Niah didn't have Dandy Walker. They were wrong. The duodenal atresia was a fairly quick fix with surgery.

Today Niah is five years old and she is the joy of all of our lives. She is a handful at times. She has more extended family than any child I've ever known! Everyone falls in love with her. The most difficult challenge for me is trying to beat everyone to the gifts that grandparents are "supposed" to give! She is showered with love and she loves everyone back.

The kids were pressured into the abortion route. Almost everyone they encountered in the medical field steered them openly or through hints to choose to get rid of their "problem". They changed doctors once as a result of the pressure.

That little "problem" has blessed more lives than I can count. Having that little girl come up and hug me is worth more than I can ever put into words.

I listened tonight as Sarah Palin talked briefly to Sean Hannity about how she felt when she discovered Trig would be a Down Syndrome child. I'm sure the discussion will be on YouTube soon so I'll try to remember to share it with you. I understood completely what she was sharing. I struggled with my feelings about what the kids would face with all the problems. Greg (my husband) and I changed some major plans simply because we thought we might have to chip in and help.

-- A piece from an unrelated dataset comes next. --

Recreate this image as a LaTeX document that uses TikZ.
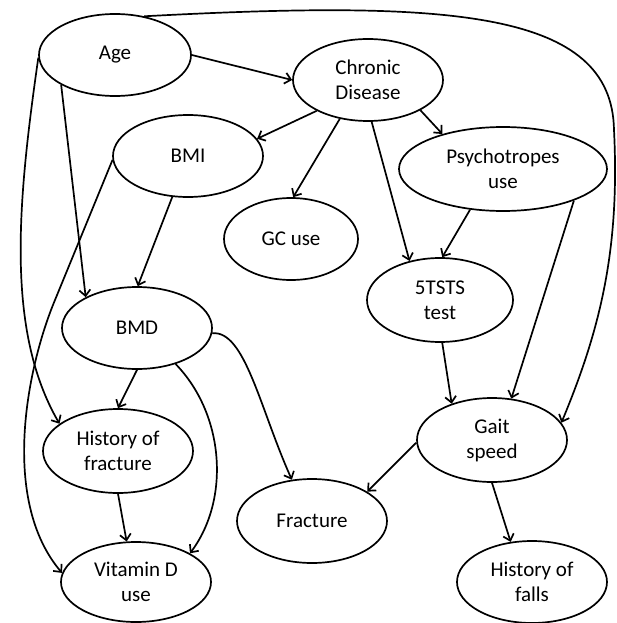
\documentclass[tikz,border=0pt]{standalone}
\usepackage{fontspec}
\setmainfont{Carlito}
\usetikzlibrary{arrows.meta,shapes.geometric}
\begin{document}
\begin{tikzpicture}[x=1pt,y=-1pt,
  ell/.style={ellipse,draw,line width=1.7pt,inner sep=0pt,align=center,
    font=\fontsize{21}{25}\selectfont},
  arr/.style={line width=1.7pt,-{Straight Barb[length=6pt,width=11pt,line width=1.7pt]}}]
\useasboundingbox (0,0) rectangle (616,623);
\node[ell,minimum width=152pt,minimum height=82pt] (age) at (115,55) {Age};
\node[ell,minimum width=150pt,minimum height=82pt] (chr) at (368,80) {Chronic\\Disease};
\node[ell,minimum width=150pt,minimum height=82pt] (bmi) at (188,156) {BMI};
\node[ell,minimum width=208pt,minimum height=84pt] (psy) at (503,169) {Psychotropes\\use};
\node[ell,minimum width=134pt,minimum height=82pt] (gc) at (291,239) {GC use};
\node[ell,minimum width=146pt,minimum height=84pt] (ts) at (440,300) {5TSTS\\test};
\node[ell,minimum width=150pt,minimum height=82pt] (bmd) at (137,328) {BMD};
\node[ell,minimum width=150pt,minimum height=84pt] (hof) at (118,451) {History of\\fracture};
\node[ell,minimum width=150pt,minimum height=80pt] (vd) at (136,582) {Vitamin D\\use};
\node[ell,minimum width=150pt,minimum height=84pt] (fr) at (312,521) {Fracture};
\node[ell,minimum width=150pt,minimum height=84pt] (gait) at (492,440) {Gait\\speed};
\node[ell,minimum width=150pt,minimum height=82pt] (hofa) at (532,582) {History of\\falls};
\coordinate (tr) at (614,130);
\coordinate (lb) at (55,300);
% edges
\draw[arr] (age.0) -- (chr.180);
\draw[arr] (age.53) .. controls (450,0) and (612,10) .. (tr)
  .. controls (620,250) and (600,330) .. (gait.14);
\draw[arr] (age.209) -- (bmd.149);
\draw[arr] (age.182) .. controls (18,200) and (5,330) .. (hof.155);
\draw[arr] (chr.211) -- (bmi.14);
\draw[arr] (chr.234) -- (gc.87);
\draw[arr] (chr.275) -- (ts.128);
\draw[arr] (chr.330) -- (psy.150);
\draw[arr] (psy.231) -- (ts.87);
\draw[arr] (psy.336) -- (gait.65);
\draw[arr] (ts.273) -- (gait.138);
\draw[arr] (bmi.249) -- (bmd.89);
\draw[arr] (bmi.183) -- (lb) .. controls (27,367) and (0,500) .. (vd.173);
\draw[arr] (bmd.270) -- (hof.90);
\draw[arr] (bmd.317) .. controls (225,415) and (230,500) .. (vd.28);
\draw[arr] (bmd.356) .. controls (245,330) and (260,409) .. (fr.116);
\draw[arr] (hof.270) -- (vd.103);
\draw[arr] (gait.182) -- (fr.28);
\draw[arr] (gait.270) -- (hofa.118);
\end{tikzpicture}
\end{document}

Right after listening to Sarah Palin talk about the love and joy Trig was bringing, I stopped in here to turn off the computer and saw this story (News Busters):

Washington Post's 'On Faith' blog, Sally Quinn, on the role of social issues in the presidential campaign and cited recent poll numbers on abortion: "On abortion, the latest New York Times/CBS poll shows 37% of voters say abortions should be generally available, 42% want the procedure available but with stricter limits than we have now. 19% say they should not be permitted at all...What do you make of those numbers?" Quinn responded: "Well, I think the majority of people in this country believe that abortion should be legal at some point. And 90% of people, for instance, who have Down's Syndrome babies choose to terminate their pregnancies....

Talk about contrasts!

If you read the entire article the gist seems to be that Sarah Palin was wrong to choose to keep her child, that she's wrong on abortion, and that the majority of women are pro-abortion. I'm going to wake up tomorrow morning and re-read the entire article just to make sure I'm not reading things into it. You may get another bit about it from me in the morning depending on whether I read it before or after my first cup of caffeine!

I'm thankful my son and daughter-in-law chose to keep my beautiful granddaughter and not take the selfish, easy way out (although what is easy about aborting a life?). I'm thankful Sarah Palin chose to keep Trig. I think maybe, just maybe, if she ends up in the White House it might make it a bit easier for people to accept a child who isn't perfect according to some standards. I'm kind of looking forward to seeing the Vice President going to events with Trig!

(and before someone brings this up, I'm not a one-issue person. If Hillary Clinton had a Down Syndrome child it wouldn't make me vote for her... nor does the fact that Sarah Palin has a Down Syndrome child influence my vote... it's just icing on the cake that she's the kind of person who would make a choice I think is commendable!)